What is needed:
All of the data should be repeated exactly; pictures are not part of the copy.

Collected material:
###

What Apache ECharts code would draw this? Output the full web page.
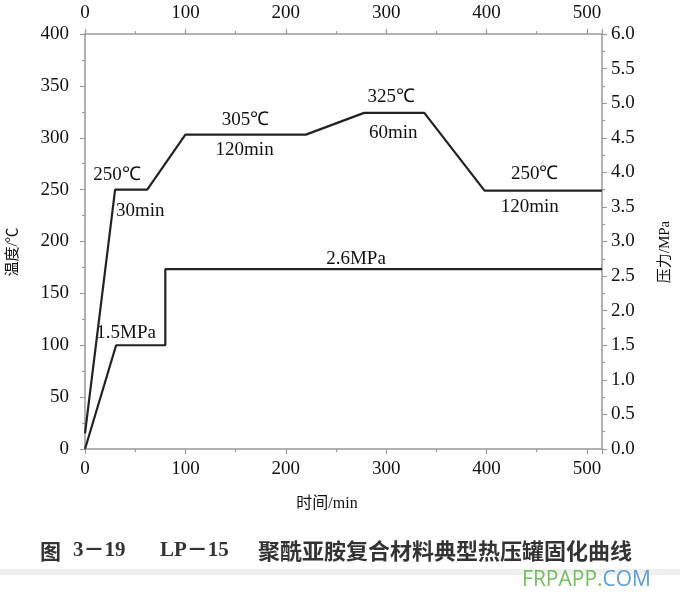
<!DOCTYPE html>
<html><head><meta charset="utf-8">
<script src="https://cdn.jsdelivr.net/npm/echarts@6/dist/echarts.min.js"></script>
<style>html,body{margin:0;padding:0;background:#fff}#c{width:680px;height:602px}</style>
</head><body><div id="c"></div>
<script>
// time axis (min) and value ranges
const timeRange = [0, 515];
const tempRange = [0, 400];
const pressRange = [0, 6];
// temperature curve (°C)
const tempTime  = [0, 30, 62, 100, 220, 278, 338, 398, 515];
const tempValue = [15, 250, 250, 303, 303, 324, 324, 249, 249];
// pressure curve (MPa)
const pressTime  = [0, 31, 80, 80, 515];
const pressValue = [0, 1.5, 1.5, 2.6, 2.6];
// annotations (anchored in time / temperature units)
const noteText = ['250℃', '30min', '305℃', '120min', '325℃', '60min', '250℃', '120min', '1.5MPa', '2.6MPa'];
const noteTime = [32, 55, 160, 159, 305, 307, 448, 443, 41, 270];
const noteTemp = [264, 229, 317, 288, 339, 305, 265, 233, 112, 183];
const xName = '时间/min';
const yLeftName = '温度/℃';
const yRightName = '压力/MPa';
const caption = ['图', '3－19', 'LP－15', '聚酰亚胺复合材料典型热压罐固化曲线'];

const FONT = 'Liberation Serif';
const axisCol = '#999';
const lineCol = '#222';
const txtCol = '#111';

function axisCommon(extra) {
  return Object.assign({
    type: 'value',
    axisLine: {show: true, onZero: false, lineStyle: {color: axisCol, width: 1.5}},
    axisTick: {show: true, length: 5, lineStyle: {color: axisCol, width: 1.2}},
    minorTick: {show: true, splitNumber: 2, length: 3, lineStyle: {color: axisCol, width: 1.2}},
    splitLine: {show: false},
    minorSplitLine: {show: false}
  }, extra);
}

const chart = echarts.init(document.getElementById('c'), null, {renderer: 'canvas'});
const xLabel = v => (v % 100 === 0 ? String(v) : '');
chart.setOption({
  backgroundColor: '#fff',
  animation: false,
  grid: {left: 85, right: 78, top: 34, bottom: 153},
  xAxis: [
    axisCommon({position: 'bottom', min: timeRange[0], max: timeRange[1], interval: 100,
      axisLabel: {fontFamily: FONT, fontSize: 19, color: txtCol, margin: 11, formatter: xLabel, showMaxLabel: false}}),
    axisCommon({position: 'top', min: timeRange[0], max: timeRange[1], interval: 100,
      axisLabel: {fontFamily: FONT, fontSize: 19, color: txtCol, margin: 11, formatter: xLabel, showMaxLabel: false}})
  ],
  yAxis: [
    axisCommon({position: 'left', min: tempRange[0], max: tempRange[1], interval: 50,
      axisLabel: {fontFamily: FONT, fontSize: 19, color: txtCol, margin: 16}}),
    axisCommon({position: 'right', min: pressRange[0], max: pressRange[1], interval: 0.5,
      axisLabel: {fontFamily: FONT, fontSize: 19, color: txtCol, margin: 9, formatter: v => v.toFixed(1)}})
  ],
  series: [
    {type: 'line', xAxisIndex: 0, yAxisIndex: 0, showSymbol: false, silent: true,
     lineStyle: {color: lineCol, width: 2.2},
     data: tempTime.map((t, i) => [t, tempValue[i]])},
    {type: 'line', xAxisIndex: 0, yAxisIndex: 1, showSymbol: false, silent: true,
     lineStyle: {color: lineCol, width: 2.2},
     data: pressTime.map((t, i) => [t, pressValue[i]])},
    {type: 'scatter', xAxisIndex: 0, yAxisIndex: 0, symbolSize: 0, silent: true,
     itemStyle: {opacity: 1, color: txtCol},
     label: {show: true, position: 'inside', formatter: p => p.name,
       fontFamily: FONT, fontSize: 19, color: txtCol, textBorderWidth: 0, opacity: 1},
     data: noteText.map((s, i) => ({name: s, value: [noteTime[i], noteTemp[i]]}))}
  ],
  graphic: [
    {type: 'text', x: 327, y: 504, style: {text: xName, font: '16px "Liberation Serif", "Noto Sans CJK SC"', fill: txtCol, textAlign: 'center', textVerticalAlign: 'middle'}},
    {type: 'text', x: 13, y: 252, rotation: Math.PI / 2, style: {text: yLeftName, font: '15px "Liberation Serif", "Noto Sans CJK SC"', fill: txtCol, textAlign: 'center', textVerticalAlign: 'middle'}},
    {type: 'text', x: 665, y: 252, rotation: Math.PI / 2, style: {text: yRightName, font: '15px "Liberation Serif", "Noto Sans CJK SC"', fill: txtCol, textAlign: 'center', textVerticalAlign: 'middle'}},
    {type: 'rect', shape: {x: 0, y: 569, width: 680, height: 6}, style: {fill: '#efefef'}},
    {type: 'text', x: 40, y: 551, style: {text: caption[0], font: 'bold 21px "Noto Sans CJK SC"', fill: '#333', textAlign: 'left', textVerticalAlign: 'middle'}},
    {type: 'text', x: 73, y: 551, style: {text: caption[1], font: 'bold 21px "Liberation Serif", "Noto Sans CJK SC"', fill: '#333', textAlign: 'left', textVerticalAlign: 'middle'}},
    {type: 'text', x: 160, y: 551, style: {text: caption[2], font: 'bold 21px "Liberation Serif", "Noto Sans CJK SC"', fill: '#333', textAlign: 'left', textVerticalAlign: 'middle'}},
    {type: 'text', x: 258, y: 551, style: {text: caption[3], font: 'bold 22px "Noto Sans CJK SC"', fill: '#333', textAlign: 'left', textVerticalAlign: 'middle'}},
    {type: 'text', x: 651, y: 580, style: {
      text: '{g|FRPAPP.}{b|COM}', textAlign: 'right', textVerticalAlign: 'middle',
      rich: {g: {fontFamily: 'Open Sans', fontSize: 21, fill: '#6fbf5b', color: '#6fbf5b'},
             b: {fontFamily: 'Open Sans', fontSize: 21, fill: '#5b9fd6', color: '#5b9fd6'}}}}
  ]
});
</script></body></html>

###

Response:
What Apache ECharts code would draw this? Output the full web page.
<!DOCTYPE html>
<html><head><meta charset="utf-8">
<script src="https://cdn.jsdelivr.net/npm/echarts@6/dist/echarts.min.js"></script>
<style>html,body{margin:0;padding:0;background:#fff}#c{width:680px;height:602px}</style>
</head><body><div id="c"></div>
<script>
// time axis (min) and value ranges
const timeRange = [0, 515];
const tempRange = [0, 400];
const pressRange = [0, 6];
// temperature curve (°C)
const tempTime  = [0, 30, 62, 100, 220, 278, 338, 398, 515];
const tempValue = [15, 250, 250, 303, 303, 324, 324, 249, 249];
// pressure curve (MPa)
const pressTime  = [0, 31, 80, 80, 515];
const pressValue = [0, 1.5, 1.5, 2.6, 2.6];
// annotations (anchored in time / temperature units)
const noteText = ['250℃', '30min', '305℃', '120min', '325℃', '60min', '250℃', '120min', '1.5MPa', '2.6MPa'];
const noteTime = [32, 55, 160, 159, 305, 307, 448, 443, 41, 270];
const noteTemp = [264, 229, 317, 288, 339, 305, 265, 233, 112, 183];
const xName = '时间/min';
const yLeftName = '温度/℃';
const yRightName = '压力/MPa';
const caption = ['图', '3－19', 'LP－15', '聚酰亚胺复合材料典型热压罐固化曲线'];

const FONT = 'Liberation Serif';
const axisCol = '#999';
const lineCol = '#222';
const txtCol = '#111';

function axisCommon(extra) {
  return Object.assign({
    type: 'value',
    axisLine: {show: true, onZero: false, lineStyle: {color: axisCol, width: 1.5}},
    axisTick: {show: true, length: 5, lineStyle: {color: axisCol, width: 1.2}},
    minorTick: {show: true, splitNumber: 2, length: 3, lineStyle: {color: axisCol, width: 1.2}},
    splitLine: {show: false},
    minorSplitLine: {show: false}
  }, extra);
}

const chart = echarts.init(document.getElementById('c'), null, {renderer: 'canvas'});
const xLabel = v => (v % 100 === 0 ? String(v) : '');
chart.setOption({
  backgroundColor: '#fff',
  animation: false,
  grid: {left: 85, right: 78, top: 34, bottom: 153},
  xAxis: [
    axisCommon({position: 'bottom', min: timeRange[0], max: timeRange[1], interval: 100,
      axisLabel: {fontFamily: FONT, fontSize: 19, color: txtCol, margin: 11, formatter: xLabel, showMaxLabel: false}}),
    axisCommon({position: 'top', min: timeRange[0], max: timeRange[1], interval: 100,
      axisLabel: {fontFamily: FONT, fontSize: 19, color: txtCol, margin: 11, formatter: xLabel, showMaxLabel: false}})
  ],
  yAxis: [
    axisCommon({position: 'left', min: tempRange[0], max: tempRange[1], interval: 50,
      axisLabel: {fontFamily: FONT, fontSize: 19, color: txtCol, margin: 16}}),
    axisCommon({position: 'right', min: pressRange[0], max: pressRange[1], interval: 0.5,
      axisLabel: {fontFamily: FONT, fontSize: 19, color: txtCol, margin: 9, formatter: v => v.toFixed(1)}})
  ],
  series: [
    {type: 'line', xAxisIndex: 0, yAxisIndex: 0, showSymbol: false, silent: true,
     lineStyle: {color: lineCol, width: 2.2},
     data: tempTime.map((t, i) => [t, tempValue[i]])},
    {type: 'line', xAxisIndex: 0, yAxisIndex: 1, showSymbol: false, silent: true,
     lineStyle: {color: lineCol, width: 2.2},
     data: pressTime.map((t, i) => [t, pressValue[i]])},
    {type: 'scatter', xAxisIndex: 0, yAxisIndex: 0, symbolSize: 0, silent: true,
     itemStyle: {opacity: 1, color: txtCol},
     label: {show: true, position: 'inside', formatter: p => p.name,
       fontFamily: FONT, fontSize: 19, color: txtCol, textBorderWidth: 0, opacity: 1},
     data: noteText.map((s, i) => ({name: s, value: [noteTime[i], noteTemp[i]]}))}
  ],
  graphic: [
    {type: 'text', x: 327, y: 504, style: {text: xName, font: '16px "Liberation Serif", "Noto Sans CJK SC"', fill: txtCol, textAlign: 'center', textVerticalAlign: 'middle'}},
    {type: 'text', x: 13, y: 252, rotation: Math.PI / 2, style: {text: yLeftName, font: '15px "Liberation Serif", "Noto Sans CJK SC"', fill: txtCol, textAlign: 'center', textVerticalAlign: 'middle'}},
    {type: 'text', x: 665, y: 252, rotation: Math.PI / 2, style: {text: yRightName, font: '15px "Liberation Serif", "Noto Sans CJK SC"', fill: txtCol, textAlign: 'center', textVerticalAlign: 'middle'}},
    {type: 'rect', shape: {x: 0, y: 569, width: 680, height: 6}, style: {fill: '#efefef'}},
    {type: 'text', x: 40, y: 551, style: {text: caption[0], font: 'bold 21px "Noto Sans CJK SC"', fill: '#333', textAlign: 'left', textVerticalAlign: 'middle'}},
    {type: 'text', x: 73, y: 551, style: {text: caption[1], font: 'bold 21px "Liberation Serif", "Noto Sans CJK SC"', fill: '#333', textAlign: 'left', textVerticalAlign: 'middle'}},
    {type: 'text', x: 160, y: 551, style: {text: caption[2], font: 'bold 21px "Liberation Serif", "Noto Sans CJK SC"', fill: '#333', textAlign: 'left', textVerticalAlign: 'middle'}},
    {type: 'text', x: 258, y: 551, style: {text: caption[3], font: 'bold 22px "Noto Sans CJK SC"', fill: '#333', textAlign: 'left', textVerticalAlign: 'middle'}},
    {type: 'text', x: 651, y: 580, style: {
      text: '{g|FRPAPP.}{b|COM}', textAlign: 'right', textVerticalAlign: 'middle',
      rich: {g: {fontFamily: 'Open Sans', fontSize: 21, fill: '#6fbf5b', color: '#6fbf5b'},
             b: {fontFamily: 'Open Sans', fontSize: 21, fill: '#5b9fd6', color: '#5b9fd6'}}}}
  ]
});
</script></body></html>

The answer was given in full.